Semi-detached: an unusual Oxford house conversion by Delvendahl Martin
London-based Delvendahl Martin Architects have tastefully converted two Victorian semi-detached houses to form a single, bright and spacious 350sqm family home in central Oxford, completed this summer. With minimal intervention to the front façade, the drama is reserved for the rear, where a smart two-story extension creates a strong visual link between the two, ’making the building look like one house as it was originally intended,’ say the architects.
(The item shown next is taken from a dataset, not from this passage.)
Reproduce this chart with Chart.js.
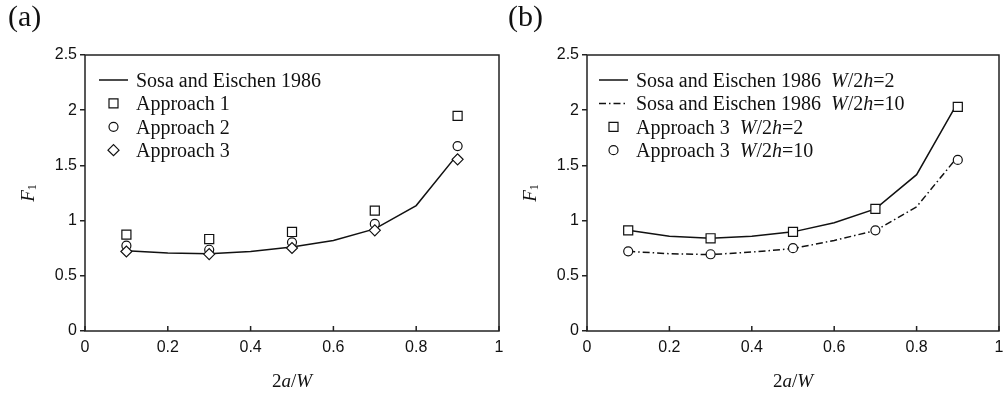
<!DOCTYPE html>
<html><head><meta charset="utf-8">
<script src="https://cdn.jsdelivr.net/npm/chart.js@4.4.1/dist/chart.umd.min.js"></script>
<style>
html,body{margin:0;padding:0;background:#fff;width:1003px;height:396px;overflow:hidden;position:relative;}
canvas{position:absolute;top:0;}
#ca{left:0;} #cb{left:500px;}
</style></head><body>
<canvas id="ca" width="540" height="396"></canvas>
<canvas id="cb" width="540" height="396"></canvas>
<script>
// ---- tick labels ----
const xTickValues = [0, 0.2, 0.4, 0.6, 0.8, 1];
const xTickLabels = ['0', '0.2', '0.4', '0.6', '0.8', '1'];
const yTickValues = [0, 0.5, 1, 1.5, 2, 2.5];
const yTickLabels = ['0', '0.5', '1', '1.5', '2', '2.5'];

// ---- categories (2a/W) ----
const sosaX = [0.1, 0.2, 0.3, 0.4, 0.5, 0.6, 0.7, 0.8, 0.9];
const approachX = [0.1, 0.3, 0.5, 0.7, 0.9];

// ---- panel (a) series ----
const sosaA = [0.727, 0.706, 0.70, 0.72, 0.76, 0.82, 0.925, 1.136, 1.60];
const approach1A = [0.873, 0.833, 0.897, 1.09, 1.948];
const approach2A = [0.773, 0.736, 0.803, 0.97, 1.675];
const approach3A = [0.72, 0.697, 0.752, 0.912, 1.555];

// ---- panel (b) series ----
const sosaB2 = [0.912, 0.858, 0.84, 0.858, 0.898, 0.98, 1.106, 1.416, 2.07];
const sosaB10 = [0.722, 0.70, 0.692, 0.715, 0.747, 0.82, 0.91, 1.125, 1.58];
const approach3B2 = [0.912, 0.84, 0.898, 1.106, 2.03];
const approach3B10 = [0.722, 0.695, 0.75, 0.912, 1.55];

const SERIF = "'Liberation Serif', 'Times New Roman', serif";
const SANS = "'Liberation Sans', Arial, sans-serif";
const INK = '#111';
const AXIS = '#222';

function pts(xs, ys) { return xs.map((x, i) => ({x: x, y: ys[i]})); }

function drawRuns(ctx, parts, x, y, align) {
  let w = 0;
  parts.forEach(p => { ctx.font = p[1]; w += ctx.measureText(p[0]).width; });
  let cx = align === 'center' ? x - w / 2 : x;
  parts.forEach(p => {
    ctx.font = p[1];
    ctx.fillText(p[0], cx, y + (p[2] || 0));
    cx += ctx.measureText(p[0]).width;
  });
  return w;
}
function runsWidth(ctx, parts) {
  let w = 0;
  parts.forEach(p => { ctx.font = p[1]; w += ctx.measureText(p[0]).width; });
  return w;
}

function drawMarker(ctx, kind, x, y) {
  ctx.save();
  ctx.strokeStyle = INK; ctx.fillStyle = '#fff'; ctx.lineWidth = 1.2;
  ctx.beginPath();
  if (kind === 'rect') { ctx.rect(x - 4.5, y - 4.5, 9, 9); }
  else if (kind === 'circle') { ctx.arc(x, y, 4.5, 0, Math.PI * 2); }
  else if (kind === 'rectRot') { ctx.moveTo(x - 5.5, y); ctx.lineTo(x, y - 5.5); ctx.lineTo(x + 5.5, y); ctx.lineTo(x, y + 5.5); ctx.closePath(); }
  ctx.fill(); ctx.stroke();
  ctx.restore();
}

function decor(panelLabel, legendRows) {
  return {
    id: 'decor',
    beforeDatasetsDraw(chart) {
      const {ctx, chartArea: a} = chart;
      ctx.save();
      ctx.strokeStyle = AXIS; ctx.lineWidth = 1.5;
      ctx.strokeRect(a.left, a.top, a.right - a.left, a.bottom - a.top);
      // inward x ticks
      const xs = chart.scales.x;
      ctx.beginPath();
      xs.ticks.forEach(t => {
        const px = xs.getPixelForValue(t.value);
        ctx.moveTo(px, a.bottom); ctx.lineTo(px, a.bottom - 5);
      });
      ctx.stroke();
      ctx.restore();
    },
    afterDraw(chart) {
      const {ctx, chartArea: a} = chart;
      ctx.save();
      ctx.fillStyle = INK;
      ctx.textBaseline = 'alphabetic';
      ctx.textAlign = 'left';
      // panel label
      ctx.font = '30px ' + SERIF;
      ctx.fillText(panelLabel, 8, 26);
      // x title 2a/W
      const it = 'italic 19px ' + SERIF, rm = '19px ' + SERIF;
      drawRuns(ctx, [['2', rm], ['a', it], ['/', rm], ['W', it]], (a.left + a.right) / 2, 387, 'center');
      // y title F1
      const yparts = [['F', it], ['1', '12px ' + SERIF, 2.5]];
      const yw = runsWidth(ctx, yparts);
      ctx.save();
      ctx.translate(a.left - 51.5, (a.top + a.bottom) / 2 + yw / 2);
      ctx.rotate(-Math.PI / 2);
      drawRuns(ctx, yparts, 0, 0, 'left');
      ctx.restore();
      // legend
      const lx0 = 99, lx1 = 128, mx = 113.5, tx = 136;
      const lt = '20px ' + SERIF, li = 'italic 20px ' + SERIF;
      legendRows.forEach((r, i) => {
        const cy = 80 + i * 23.4;
        if (r.kind === 'line') {
          ctx.save();
          ctx.strokeStyle = INK; ctx.lineWidth = 1.5;
          ctx.setLineDash(r.dash || []);
          ctx.beginPath(); ctx.moveTo(lx0, cy); ctx.lineTo(lx1, cy); ctx.stroke();
          ctx.restore();
        } else {
          drawMarker(ctx, r.kind, mx, cy);
        }
        const parts = r.text.map(s => [s[0], s[1] ? li : lt]);
        drawRuns(ctx, parts, tx, cy + 7, 'left');
      });
      ctx.restore();
    }
  };
}

function lineDs(label, xs, ys, dash) {
  return {type: 'line', label: label, data: pts(xs, ys), borderColor: INK, borderWidth: 1.5,
    borderDash: dash || [], pointRadius: 0, tension: 0, fill: false, order: 2};
}
function markDs(label, xs, ys, style, r) {
  return {type: 'scatter', label: label, data: pts(xs, ys), showLine: false, pointStyle: style,
    pointRadius: r, pointHoverRadius: r, pointBorderColor: INK, pointBackgroundColor: '#fff',
    pointBorderWidth: 1.2, order: 0};
}

function makeChart(id, yAxisWidth, datasets, label, rows) {
  return new Chart(document.getElementById(id), {
    type: 'line',
    data: {datasets: datasets},
    options: {
      responsive: false, animation: false, devicePixelRatio: 1,
      layout: {padding: {left: 0, right: 41, top: 55, bottom: 0}},
      plugins: {legend: {display: false}, tooltip: {enabled: false}, title: {display: false}},
      scales: {
        x: {
          type: 'linear', min: 0, max: 1,
          afterBuildTicks: s => { s.ticks = xTickValues.map(v => ({value: v})); },
          afterFit: s => { s.height = 65; },
          ticks: {callback: (v) => xTickLabels[xTickValues.indexOf(v)], color: INK,
            font: {family: SANS, size: 16}, padding: 7, maxRotation: 0, autoSkip: false},
          grid: {display: true, drawOnChartArea: false, drawTicks: false},
          border: {display: false}
        },
        y: {
          type: 'linear', min: 0, max: 2.5,
          afterBuildTicks: s => { s.ticks = yTickValues.map(v => ({value: v})); },
          afterFit: s => { s.width = yAxisWidth; },
          ticks: {callback: (v) => yTickLabels[yTickValues.indexOf(v)], color: INK,
            font: {family: SANS, size: 16}, padding: 3, autoSkip: false},
          grid: {display: true, drawOnChartArea: false, drawTicks: true, tickLength: 5, color: AXIS, lineWidth: 1.5},
          border: {display: false}
        }
      }
    },
    plugins: [decor(label, rows)]
  });
}

makeChart('ca', 85, [
  markDs('Approach 1', approachX, approach1A, 'rect', 6.4),
  markDs('Approach 2', approachX, approach2A, 'circle', 4.5),
  Object.assign(markDs('Approach 3', approachX, approach3A, 'rectRot', 5.5), {order: -1}),
  lineDs('Sosa and Eischen 1986', sosaX, sosaA)
], '(a)', [
  {kind: 'line', text: [['Sosa and Eischen 1986']]},
  {kind: 'rect', text: [['Approach 1']]},
  {kind: 'circle', text: [['Approach 2']]},
  {kind: 'rectRot', text: [['Approach 3']]}
]);

const DASHDOT = [7, 3, 1.5, 3];
makeChart('cb', 87, [
  markDs('Approach 3 W/2h=2', approachX, approach3B2, 'rect', 6.4),
  markDs('Approach 3 W/2h=10', approachX, approach3B10, 'circle', 4.5),
  lineDs('Sosa and Eischen 1986 W/2h=2', sosaX, sosaB2),
  lineDs('Sosa and Eischen 1986 W/2h=10', sosaX, sosaB10, DASHDOT)
], '(b)', [
  {kind: 'line', text: [['Sosa and Eischen 1986  '], ['W', 1], ['/2'], ['h', 1], ['=2']]},
  {kind: 'line', dash: DASHDOT, text: [['Sosa and Eischen 1986  '], ['W', 1], ['/2'], ['h', 1], ['=10']]},
  {kind: 'rect', text: [['Approach 3  '], ['W', 1], ['/2'], ['h', 1], ['=2']]},
  {kind: 'circle', text: [['Approach 3  '], ['W', 1], ['/2'], ['h', 1], ['=10']]}
]);
</script>
</body></html>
Internally, a central feature staircase, clad exclusively in stained timber, is positioned perpendicular to the party wall, creating a lynchpin for the merged layout. ’The existing symmetrical arrangement gets thus rotated to achieve a continuous flow of spaces throughout each floor,’ explain the architects. The ground floor encompasses the open plan living/kitchen/dining spaces, with three bedrooms and a bathroom on the first floor, and a master bedroom, bathroom and office/ studio space on the second.
Expressed as solid brick bookends sloping to frame a recessed central bay, the extension is a clever ploy allowing plenty of daylight into the open plan living area. Constructed from bricks reclaimed from the demolition process, the ’outriggers’ accommodate ancillary spaces and a second stair that negotiates the level difference to the lower ground floor level. Accessed from the open-plan living area, the brick stair core appears pleasingly open to the elements, with a frameless glass lid encouraging further daylight in. A self-contained lower ground floor offers an additional open plan living/kitchen/dining space, two bedrooms and a bathroom.
Reinforcing the notion of unity, the central bay spans internally the formerly-separate structures and features a contrasting palette of materials, including a darker brick that forms a loggia at garden level, and floor to ceiling glazing at upper ground level. Anodized aluminium fins provide a degree of shade and mitigate overlooking to neighbouring properties. The glazed screen panels are openable, giving the impression of an elevated terrace with views over the two rear gardens, where rather playfully the existing dividing garden wall has been retained.
It is a game of two halves, where bold gestures have transformed these two houses into an impressive family home.